# Reoving th thrd leter frm evry wod in a thead



## Fsharpmajor (Dec 14, 2008)

I thnk ths is moe or les sef exlanatory, bu, fo exmple, wh do yo prfer, Waner, Bah or Moart, an wh?


----------



## ComposerOfAvantGarde (Dec 2, 2011)

I prfer Bah beause .. beause .. I do't knw. I thnk Lieti ovrrules al.


----------



## clavichorder (May 2, 2011)

I lie Bah, Clmenti and Metner beause I Ply thm on th pino.


----------



## ComposerOfAvantGarde (Dec 2, 2011)

^No. Lieti is beter by fa.


----------



## clavichorder (May 2, 2011)

Wold yo no agee tha we ar al enitled to ou ow opnions? I lik Metner. It suis me jus fie. Bah to.


----------



## ComposerOfAvantGarde (Dec 2, 2011)

^No. Lieti is beter by fa. Wihout qustion. :tihat:

(shuld I do BBode wih th thrd leter omtted as wel?)


----------



## Klavierspieler (Jul 16, 2011)

Fols! Scumann is th gratest coposer tht evr lied!


----------



## ComposerOfAvantGarde (Dec 2, 2011)

Klavierspieler said:


> Fols! Scumann is th gratest coposer tht evr lied!


I'm no so sue abut tht Klvierspieler. Liten to soe Lieti an yo wil se wht I men.


----------



## Guest (Jan 11, 2012)

All of this sounds just like modern youth speak


----------



## ComposerOfAvantGarde (Dec 2, 2011)

:ee: An imoster! Wht shll we do? Anante, yo mut leve ou evry thrd leter!


----------



## Dodecaplex (Oct 14, 2011)

Hee is a fat: yo mut lik to fat.


----------



## Klavierspieler (Jul 16, 2011)

I sad nohing.


----------



## Huilunsoittaja (Apr 6, 2010)

I prfer Rusian coposers stll. Tcaikovksy, Risky-Kosakov, BAAkirev, BOOdin, Glzunov, Prkofiev, Shstakovich, th lit is enless.

I guss my nae is no HULU-soittaja.


----------



## Guest (Jan 11, 2012)

knckers................


----------



## ComposerOfAvantGarde (Dec 2, 2011)

Huilunsoittaja said:


> I prfer Rusian coposers stll. Tcaikovksy, Risky-Kosakov, BAAkirev, BOOdin, Glzunov, Prkofiev, Shstakovich, th lit is enless.
> 
> I guss my nae is no HULU-soittaja.


Hae yo herd of Алксандр Моолов?


----------



## Ravellian (Aug 17, 2009)

I'm gong to stp it up an r3l4ce c3t4in l3t3rs wih nub3rs.
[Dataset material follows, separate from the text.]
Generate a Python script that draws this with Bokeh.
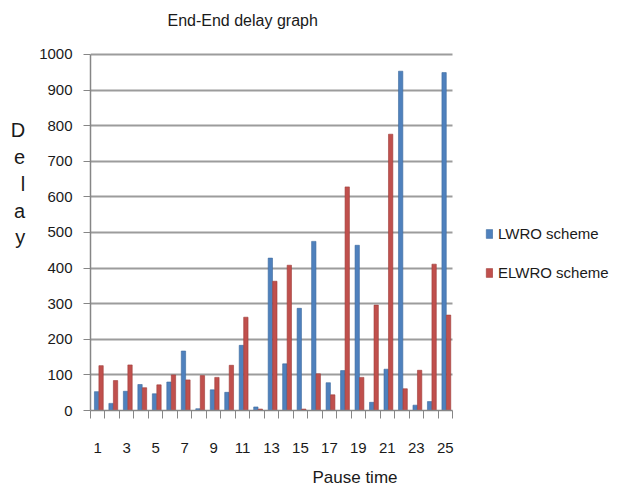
from bokeh.plotting import figure
from bokeh.models import (ColumnDataSource, Range1d, FixedTicker, Legend, LegendItem)
from bokeh.transform import dodge
from bokeh.embed import file_html
from bokeh.resources import INLINE

pause_time = list(range(1, 26))
lwro = [53, 20, 54, 73, 47, 80, 167, 5, 58, 51, 183, 10, 428, 131, 287,
        475, 78, 112, 464, 23, 116, 953, 15, 25, 949]
elwro = [126, 84, 128, 64, 72, 100, 86, 98, 93, 127, 262, 4, 363, 408, 4,
         103, 44, 628, 93, 296, 776, 61, 113, 411, 268]
x_tick_labels = [1, 3, 5, 7, 9, 11, 13, 15, 17, 19, 21, 23, 25]
y_ticks = [0, 100, 200, 300, 400, 500, 600, 700, 800, 900, 1000]

BLUE = "#4F81BD"
RED = "#C0504D"
FONT = "Liberation Sans"

n = len(pause_time)
y_max = 1000
# layout geometry (pixels)
W, H = 619, 490
LEFT, BOTTOM = 90, 80
TITLE_H, TITLE_STANDOFF = 18, 18     # title panel -> frame top at ~36 px
FRAME_TOP = TITLE_H + TITLE_STANDOFF
PLOT_W, PLOT_H = 362, 357            # area occupied by categories / 0..1000
FRAME_W, FRAME_H = W - LEFT, H - BOTTOM - FRAME_TOP
x_lo, x_hi = 0.5, n + 0.5
ux = PLOT_W / n                      # px per category
uy = PLOT_H / y_max                  # px per unit
x_end = x_lo + FRAME_W / ux
y_end = FRAME_H / uy

src = ColumnDataSource(dict(x=pause_time, lwro=lwro, elwro=elwro))

p = figure(width=W, height=H, output_backend="svg", toolbar_location=None,
           x_range=Range1d(x_lo, x_end), y_range=Range1d(0, y_end),
           min_border_left=LEFT, min_border_right=0, min_border_top=0,
           min_border_bottom=BOTTOM, title="End-End delay graph")
p.outline_line_color = None
p.background_fill_color = "white"
p.border_fill_color = "white"

p.title.align = "left"
p.title.offset = 77
p.title.standoff = TITLE_STANDOFF
p.title.text_font = FONT
p.title.text_font_size = "16px"
p.title.text_font_style = "normal"
p.title.text_color = "#1a1a1a"

r1 = p.vbar(x=dodge("x", -0.08, range=p.x_range), top="lwro", width=0.3,
            source=src, fill_color=BLUE, line_color="#3C6A9E", line_width=0.6)
r2 = p.vbar(x=dodge("x", 0.23, range=p.x_range), top="elwro", width=0.3,
            source=src, fill_color=RED, line_color="#9E3A37", line_width=0.6)

# x axis
xa = p.xaxis[0]
xa.bounds = (x_lo, x_hi)
xa.ticker = FixedTicker(ticks=x_tick_labels,
                        minor_ticks=[v + 0.5 for v in range(0, n + 1)])
xa.major_tick_line_color = None
xa.major_tick_out = 0
xa.major_tick_in = 0
xa.minor_tick_out = 8
xa.minor_tick_in = 0
xa.minor_tick_line_color = "#868686"
xa.axis_line_color = "#868686"
xa.axis_line_width = 1.5
xa.major_label_standoff = 24
xa.major_label_text_font = FONT
xa.major_label_text_font_size = "15px"
xa.major_label_text_color = "#1a1a1a"
xa.axis_label = "Pause time"
xa.axis_label_text_font = FONT
xa.axis_label_text_font_size = "17px"
xa.axis_label_text_font_style = "normal"
xa.axis_label_text_color = "#1a1a1a"
xa.axis_label_standoff = 12

# y axis
ya = p.yaxis[0]
ya.bounds = (0, y_max)
ya.ticker = FixedTicker(ticks=y_ticks, minor_ticks=[])
ya.major_tick_out = 7
ya.major_tick_in = 0
ya.major_tick_line_color = "#868686"
ya.axis_line_color = "#868686"
ya.axis_line_width = 1.5
ya.major_label_standoff = 11
ya.major_label_text_font = FONT
ya.major_label_text_font_size = "15px"
ya.major_label_text_color = "#1a1a1a"
ya.axis_label = "D\ne\nl\na\ny\n \n \n "
ya.axis_label_orientation = "horizontal"
ya.axis_label_text_line_height = 1.22
ya.axis_label_text_font = FONT
ya.axis_label_text_font_size = "20px"
ya.axis_label_text_font_style = "normal"
ya.axis_label_text_color = "#1a1a1a"
ya.axis_label_standoff = 11

p.xgrid.grid_line_color = None
p.ygrid.ticker = FixedTicker(ticks=y_ticks)
p.ygrid.cross_bounds = (x_lo, x_hi)
p.ygrid.grid_line_color = "#9c9c9c"
p.ygrid.grid_line_width = 2

legend = Legend(items=[LegendItem(label="LWRO scheme", renderers=[r1]),
                       LegendItem(label="ELWRO scheme", renderers=[r2])],
                location=(395, 129), orientation="vertical")
legend.border_line_color = None
legend.background_fill_alpha = 0
legend.padding = 0
legend.margin = 0
legend.spacing = 22
legend.glyph_width = 8
legend.glyph_height = 11
legend.label_standoff = 5
legend.label_text_font = FONT
legend.label_text_font_size = "15px"
legend.label_text_color = "#1a1a1a"
p.add_layout(legend, "center")

open("out.html", "w").write(file_html(p, INLINE))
B3cha ca't un3rst4nd wht I'm s4ing.


----------



## jurianbai (Nov 23, 2008)

tim to buly th fuking cenor sotware


----------



## Guest (Jan 11, 2012)

......................


----------



## Guest (Jan 11, 2012)

ComposerOfAvantGarde said:


> Hae yo herd of Алксандр Моолов?


Нет, кто он Imen Не, кт он


----------



## Fsharpmajor (Dec 14, 2008)

Andante said:


> knckers................


I supose thre is alays gong to be a smrt gu.


----------



## Guest (Jan 12, 2012)

Fsharpmajor said:


> I supose thre is alays gong to be a smrt gu.


Sory mae I do't unerstand tht whch yo ar reerring to ?


----------



## EddieRUKiddingVarese (Jan 8, 2013)

wht a blody god fu*ing ida


----------



## Capeditiea (Feb 23, 2018)

if i di on... 

ea moe pes


----------



## SixFootScowl (Oct 17, 2011)

Ths is a grat thead. Wht a woderful ida. Ho clver.


----------



## Capeditiea (Feb 23, 2018)

an inelligent on ineed


----------



## EddieRUKiddingVarese (Jan 8, 2013)

Go da g it fu king qu et he e to ay


----------



## Phil loves classical (Feb 8, 2017)

Yea, joly god fu thi is


----------



## hpowders (Dec 23, 2013)

Sory. Mabe thy di ths crp in 202, bu ths b 208, an ties hae chngd!! Thnkuly!!


----------



## hpowders (Dec 23, 2013)

Ca thr b a pol mae frm ths thea? So th no-prfesioal ca patiipte an fel smrt!


----------



## hpowders (Dec 23, 2013)

Helo Pote:

U hae ben pemaanly baned.

Hae a grat da!!


----------